Mark, that's the best joke I've seen on Britpo for quite a while.
On 27 Nov 2014, at 15:25, Mark Weiss wrote:
> Alliteration is overdone in the phone book, if you ask me.
>
> -----Original Message-----
>> From: Jamie McKendrick <[log in to unmask]>
>> Sent: Nov 27, 2014 8:56 AM
>> To: [log in to unmask]
>> Subject: Re: the avant garde vs. the lyrical
>>
>> Hi Michael,
>> As Van Morrison has it in one of his songs:
>> "When people understand what I say,
>> There'll be days like this."
>> As well as when he cites Blake's Four Zoas or Patrick Kavanagh, his own
>> compositions sound mercifully different from the telephone book. Though I
>> regret missing what must have been a galvanizing performance from the
>> Toronto Telephone Directory.
>> Jamie
>>
>> -----Original Message-----
>> From: [log in to unmask]
>> Sent: Wednesday, November 26, 2014 11:55 AM
>> To: [log in to unmask]
>> Subject: Re: the avant garde vs. the lyrical
>>
>> Hi Jamie
>>
>> I didn't understand everything you said but if I were to perceive and argue
>> for lyricism in a phone-book context that would be very far indeed from
>> conceiving it as a practical song-text, so I think Van Morrison's
>> hypothetical honour would be saved.
>>
>> Obviously the shared assumption of this classic of blurb-hyperbole is that
>> the telephone directory is NOT a good song-text; and of course I agree with
>> this.
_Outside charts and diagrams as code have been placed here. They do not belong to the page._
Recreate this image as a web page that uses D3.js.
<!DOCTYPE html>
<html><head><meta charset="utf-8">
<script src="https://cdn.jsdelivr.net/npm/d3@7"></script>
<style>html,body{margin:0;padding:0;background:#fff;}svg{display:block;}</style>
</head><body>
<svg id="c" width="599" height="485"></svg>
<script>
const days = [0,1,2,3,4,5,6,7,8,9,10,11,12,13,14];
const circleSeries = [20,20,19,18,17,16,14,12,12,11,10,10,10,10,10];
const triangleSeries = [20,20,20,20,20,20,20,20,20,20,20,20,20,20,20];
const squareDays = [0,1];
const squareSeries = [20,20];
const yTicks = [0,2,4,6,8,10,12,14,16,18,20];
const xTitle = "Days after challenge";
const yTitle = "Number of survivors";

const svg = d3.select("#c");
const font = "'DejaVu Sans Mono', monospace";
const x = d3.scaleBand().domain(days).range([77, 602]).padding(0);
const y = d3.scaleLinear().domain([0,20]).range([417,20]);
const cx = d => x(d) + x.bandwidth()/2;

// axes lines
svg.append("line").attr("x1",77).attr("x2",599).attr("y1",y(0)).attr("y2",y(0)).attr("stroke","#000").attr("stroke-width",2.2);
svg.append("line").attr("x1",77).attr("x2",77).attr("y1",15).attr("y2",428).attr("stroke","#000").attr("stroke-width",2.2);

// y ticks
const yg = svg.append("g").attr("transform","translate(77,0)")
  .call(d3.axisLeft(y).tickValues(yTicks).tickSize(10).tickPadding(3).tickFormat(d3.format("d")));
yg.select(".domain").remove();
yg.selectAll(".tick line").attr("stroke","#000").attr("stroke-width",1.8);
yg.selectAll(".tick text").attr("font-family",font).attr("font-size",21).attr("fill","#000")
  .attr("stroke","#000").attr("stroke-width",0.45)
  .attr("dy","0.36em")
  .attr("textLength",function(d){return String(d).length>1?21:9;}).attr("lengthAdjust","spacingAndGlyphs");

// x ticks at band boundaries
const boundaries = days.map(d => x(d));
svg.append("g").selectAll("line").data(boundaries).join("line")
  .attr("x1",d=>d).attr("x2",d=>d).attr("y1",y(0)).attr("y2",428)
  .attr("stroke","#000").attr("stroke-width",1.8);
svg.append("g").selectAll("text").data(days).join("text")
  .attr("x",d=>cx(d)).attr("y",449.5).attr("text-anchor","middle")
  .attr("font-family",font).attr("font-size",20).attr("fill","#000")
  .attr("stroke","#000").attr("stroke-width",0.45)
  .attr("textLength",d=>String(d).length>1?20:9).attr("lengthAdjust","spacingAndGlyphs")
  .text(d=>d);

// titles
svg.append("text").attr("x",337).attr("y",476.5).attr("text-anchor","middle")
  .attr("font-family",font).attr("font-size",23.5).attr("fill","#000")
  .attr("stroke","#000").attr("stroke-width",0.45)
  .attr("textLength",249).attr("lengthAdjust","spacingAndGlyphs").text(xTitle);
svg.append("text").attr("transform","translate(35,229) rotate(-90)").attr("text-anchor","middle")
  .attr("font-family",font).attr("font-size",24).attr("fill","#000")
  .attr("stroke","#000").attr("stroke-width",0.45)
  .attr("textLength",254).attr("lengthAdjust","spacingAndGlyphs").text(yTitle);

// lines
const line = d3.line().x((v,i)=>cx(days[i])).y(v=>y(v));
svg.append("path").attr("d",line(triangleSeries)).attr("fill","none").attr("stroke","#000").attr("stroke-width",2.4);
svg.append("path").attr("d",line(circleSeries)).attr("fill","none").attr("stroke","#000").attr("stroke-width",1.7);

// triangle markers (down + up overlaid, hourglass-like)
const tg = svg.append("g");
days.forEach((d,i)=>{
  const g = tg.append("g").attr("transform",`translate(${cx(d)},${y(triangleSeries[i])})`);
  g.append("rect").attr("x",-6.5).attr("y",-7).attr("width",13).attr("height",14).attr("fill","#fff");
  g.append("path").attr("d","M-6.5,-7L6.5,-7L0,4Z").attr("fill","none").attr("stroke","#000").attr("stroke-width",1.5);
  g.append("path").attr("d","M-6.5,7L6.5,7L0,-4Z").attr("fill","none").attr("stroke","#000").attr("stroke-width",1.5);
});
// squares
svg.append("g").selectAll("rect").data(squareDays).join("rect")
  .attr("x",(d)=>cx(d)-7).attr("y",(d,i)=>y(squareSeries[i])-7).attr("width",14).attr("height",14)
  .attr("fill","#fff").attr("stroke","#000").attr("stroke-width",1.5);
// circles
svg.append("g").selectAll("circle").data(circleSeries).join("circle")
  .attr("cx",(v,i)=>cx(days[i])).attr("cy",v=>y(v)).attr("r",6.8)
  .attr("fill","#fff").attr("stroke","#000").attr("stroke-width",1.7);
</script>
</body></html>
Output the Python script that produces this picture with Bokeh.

Popular song is very much wedded to the drama of shaped syntax so I
>> don't think name-lists or street-signs have a lot of potential as
>> song-lyrics. For me one of the core fascinations of sound poetry is how do
>> you give it that line in the absence of syntax, how do you stop it being
>> just a succession of sound-effects.
>>
>> I think most of us recognize a list to be a mechanical sort of thing,
>> something it would be a challenge to put any feeling into reciting. But
>> there's no doubt that a list can sometimes be very eloquent. I always
>> eagerly examine the shopping lists that other people leave in supermarket
>> trolleys, though it feels a bit intrusive to be doing it, they betray so
>> much about someone's life. Few diary-entries can evoke memory so precisely
>> as an old list of , say, debt-juggling or gift ideas for relatives. We
>> nature-lovers are addicted to itemizing our field experience in "arid"
>> lists.
>>
>> The counterintuitive prominence of the list as a structural component in
>> modern poetry maybe has something to do with a recognition that description
>> always detracts from the bare name. Say "elm" and in a certain sense you
>> say all; more than if you try to evoke "the scrubby tangled weave of
>> coarsetoothed leaves" or something of that sort.
>>
>> I'm rambling.. blame the web conference I'm listening to.